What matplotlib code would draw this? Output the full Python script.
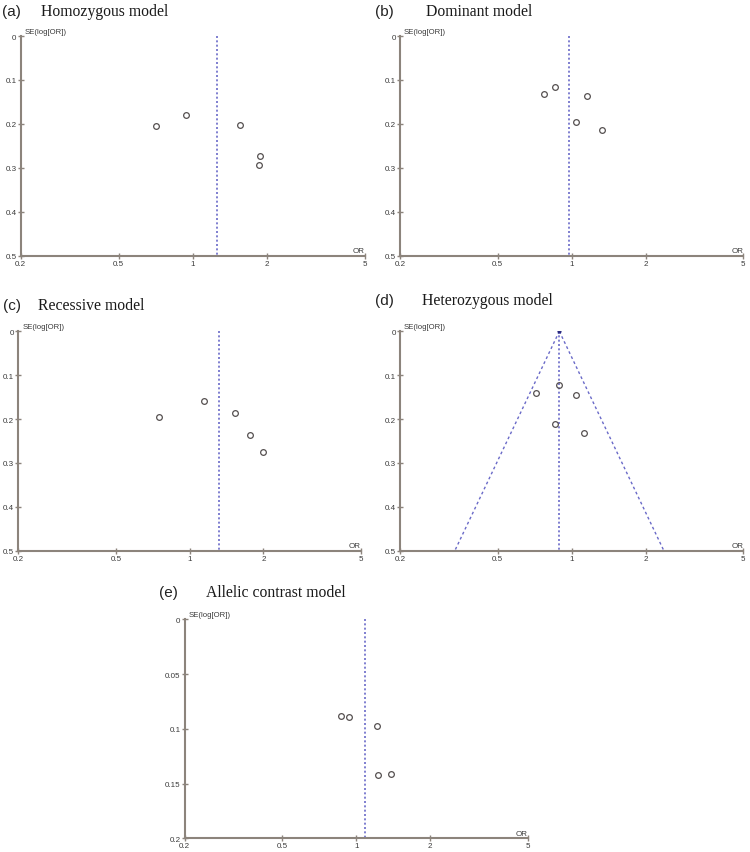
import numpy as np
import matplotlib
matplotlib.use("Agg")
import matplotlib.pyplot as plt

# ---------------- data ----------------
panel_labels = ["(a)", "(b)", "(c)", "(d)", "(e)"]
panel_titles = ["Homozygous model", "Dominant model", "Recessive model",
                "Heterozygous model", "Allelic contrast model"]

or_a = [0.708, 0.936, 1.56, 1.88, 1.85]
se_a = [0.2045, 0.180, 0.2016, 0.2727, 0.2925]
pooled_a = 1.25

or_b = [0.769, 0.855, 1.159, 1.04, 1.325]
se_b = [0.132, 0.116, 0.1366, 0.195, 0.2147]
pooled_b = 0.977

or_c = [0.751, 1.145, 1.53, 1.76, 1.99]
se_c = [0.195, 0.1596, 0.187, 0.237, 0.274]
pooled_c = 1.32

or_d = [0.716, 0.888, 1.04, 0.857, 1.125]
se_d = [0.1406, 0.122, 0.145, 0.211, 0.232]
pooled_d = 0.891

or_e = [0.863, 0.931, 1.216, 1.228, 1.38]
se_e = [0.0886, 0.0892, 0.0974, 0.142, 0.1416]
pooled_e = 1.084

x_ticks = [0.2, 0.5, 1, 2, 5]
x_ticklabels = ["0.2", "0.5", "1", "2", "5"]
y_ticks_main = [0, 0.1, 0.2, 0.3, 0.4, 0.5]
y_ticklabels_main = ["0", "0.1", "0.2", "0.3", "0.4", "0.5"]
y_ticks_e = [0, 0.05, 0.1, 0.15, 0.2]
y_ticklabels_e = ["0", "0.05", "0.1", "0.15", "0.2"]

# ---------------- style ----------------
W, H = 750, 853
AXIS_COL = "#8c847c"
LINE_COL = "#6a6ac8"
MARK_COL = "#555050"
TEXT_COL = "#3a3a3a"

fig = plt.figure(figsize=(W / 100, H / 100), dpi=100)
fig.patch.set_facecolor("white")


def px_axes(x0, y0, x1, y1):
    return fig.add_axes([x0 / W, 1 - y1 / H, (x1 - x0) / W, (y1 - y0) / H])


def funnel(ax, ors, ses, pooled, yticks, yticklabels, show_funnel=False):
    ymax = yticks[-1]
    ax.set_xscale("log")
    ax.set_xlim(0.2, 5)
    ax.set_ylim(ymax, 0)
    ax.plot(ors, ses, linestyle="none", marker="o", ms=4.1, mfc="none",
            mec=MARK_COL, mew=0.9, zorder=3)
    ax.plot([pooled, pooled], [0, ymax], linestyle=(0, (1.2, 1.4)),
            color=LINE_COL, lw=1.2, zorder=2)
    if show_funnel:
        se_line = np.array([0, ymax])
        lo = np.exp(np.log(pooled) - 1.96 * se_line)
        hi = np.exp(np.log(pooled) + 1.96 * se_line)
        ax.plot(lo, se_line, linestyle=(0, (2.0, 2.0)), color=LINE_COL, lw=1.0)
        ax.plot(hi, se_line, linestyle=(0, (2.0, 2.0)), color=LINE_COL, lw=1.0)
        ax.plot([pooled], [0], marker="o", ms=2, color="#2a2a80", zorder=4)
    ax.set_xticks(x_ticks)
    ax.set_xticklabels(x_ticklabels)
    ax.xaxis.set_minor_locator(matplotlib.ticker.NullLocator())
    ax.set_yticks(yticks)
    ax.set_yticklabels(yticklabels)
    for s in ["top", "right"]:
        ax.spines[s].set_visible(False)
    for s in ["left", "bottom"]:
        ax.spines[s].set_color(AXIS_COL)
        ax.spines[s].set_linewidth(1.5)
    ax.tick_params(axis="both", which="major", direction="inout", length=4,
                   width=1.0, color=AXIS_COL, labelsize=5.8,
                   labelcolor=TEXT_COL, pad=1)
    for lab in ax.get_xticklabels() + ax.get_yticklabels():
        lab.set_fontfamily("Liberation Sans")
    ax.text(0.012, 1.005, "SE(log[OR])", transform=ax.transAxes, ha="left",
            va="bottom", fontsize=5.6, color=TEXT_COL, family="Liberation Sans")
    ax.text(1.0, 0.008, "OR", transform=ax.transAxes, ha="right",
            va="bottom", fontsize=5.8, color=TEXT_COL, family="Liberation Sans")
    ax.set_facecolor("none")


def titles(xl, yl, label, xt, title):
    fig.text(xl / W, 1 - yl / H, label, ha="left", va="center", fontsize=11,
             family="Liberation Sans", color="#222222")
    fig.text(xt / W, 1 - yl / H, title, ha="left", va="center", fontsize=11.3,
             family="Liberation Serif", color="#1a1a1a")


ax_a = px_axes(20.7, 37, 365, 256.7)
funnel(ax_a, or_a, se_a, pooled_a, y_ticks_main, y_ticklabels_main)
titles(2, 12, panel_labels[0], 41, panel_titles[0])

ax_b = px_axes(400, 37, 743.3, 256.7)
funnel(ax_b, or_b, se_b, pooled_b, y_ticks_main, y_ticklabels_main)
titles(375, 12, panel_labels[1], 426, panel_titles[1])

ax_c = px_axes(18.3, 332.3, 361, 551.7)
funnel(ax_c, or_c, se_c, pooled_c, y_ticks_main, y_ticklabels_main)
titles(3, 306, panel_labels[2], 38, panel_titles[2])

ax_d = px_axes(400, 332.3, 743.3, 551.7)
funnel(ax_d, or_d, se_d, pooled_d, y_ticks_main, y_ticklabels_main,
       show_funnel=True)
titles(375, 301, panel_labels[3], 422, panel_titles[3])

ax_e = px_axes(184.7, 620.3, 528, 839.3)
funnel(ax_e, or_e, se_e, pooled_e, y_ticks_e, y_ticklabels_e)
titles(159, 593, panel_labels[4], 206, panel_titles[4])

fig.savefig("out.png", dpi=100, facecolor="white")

### OBJECTIVE
The lines from the start of the data through the line that contains "return fig.add_axes([x0 /" are to be returned exactly, please, with both ends included and every picture left out.

### CORRECT RESPONSE
What matplotlib code would draw this? Output the full Python script.
import numpy as np
import matplotlib
matplotlib.use("Agg")
import matplotlib.pyplot as plt

# ---------------- data ----------------
panel_labels = ["(a)", "(b)", "(c)", "(d)", "(e)"]
panel_titles = ["Homozygous model", "Dominant model", "Recessive model",
                "Heterozygous model", "Allelic contrast model"]

or_a = [0.708, 0.936, 1.56, 1.88, 1.85]
se_a = [0.2045, 0.180, 0.2016, 0.2727, 0.2925]
pooled_a = 1.25

or_b = [0.769, 0.855, 1.159, 1.04, 1.325]
se_b = [0.132, 0.116, 0.1366, 0.195, 0.2147]
pooled_b = 0.977

or_c = [0.751, 1.145, 1.53, 1.76, 1.99]
se_c = [0.195, 0.1596, 0.187, 0.237, 0.274]
pooled_c = 1.32

or_d = [0.716, 0.888, 1.04, 0.857, 1.125]
se_d = [0.1406, 0.122, 0.145, 0.211, 0.232]
pooled_d = 0.891

or_e = [0.863, 0.931, 1.216, 1.228, 1.38]
se_e = [0.0886, 0.0892, 0.0974, 0.142, 0.1416]
pooled_e = 1.084

x_ticks = [0.2, 0.5, 1, 2, 5]
x_ticklabels = ["0.2", "0.5", "1", "2", "5"]
y_ticks_main = [0, 0.1, 0.2, 0.3, 0.4, 0.5]
y_ticklabels_main = ["0", "0.1", "0.2", "0.3", "0.4", "0.5"]
y_ticks_e = [0, 0.05, 0.1, 0.15, 0.2]
y_ticklabels_e = ["0", "0.05", "0.1", "0.15", "0.2"]

# ---------------- style ----------------
W, H = 750, 853
AXIS_COL = "#8c847c"
LINE_COL = "#6a6ac8"
MARK_COL = "#555050"
TEXT_COL = "#3a3a3a"

fig = plt.figure(figsize=(W / 100, H / 100), dpi=100)
fig.patch.set_facecolor("white")


def px_axes(x0, y0, x1, y1):
    return fig.add_axes([x0 / W, 1 - y1 / H, (x1 - x0) / W, (y1 - y0) / H])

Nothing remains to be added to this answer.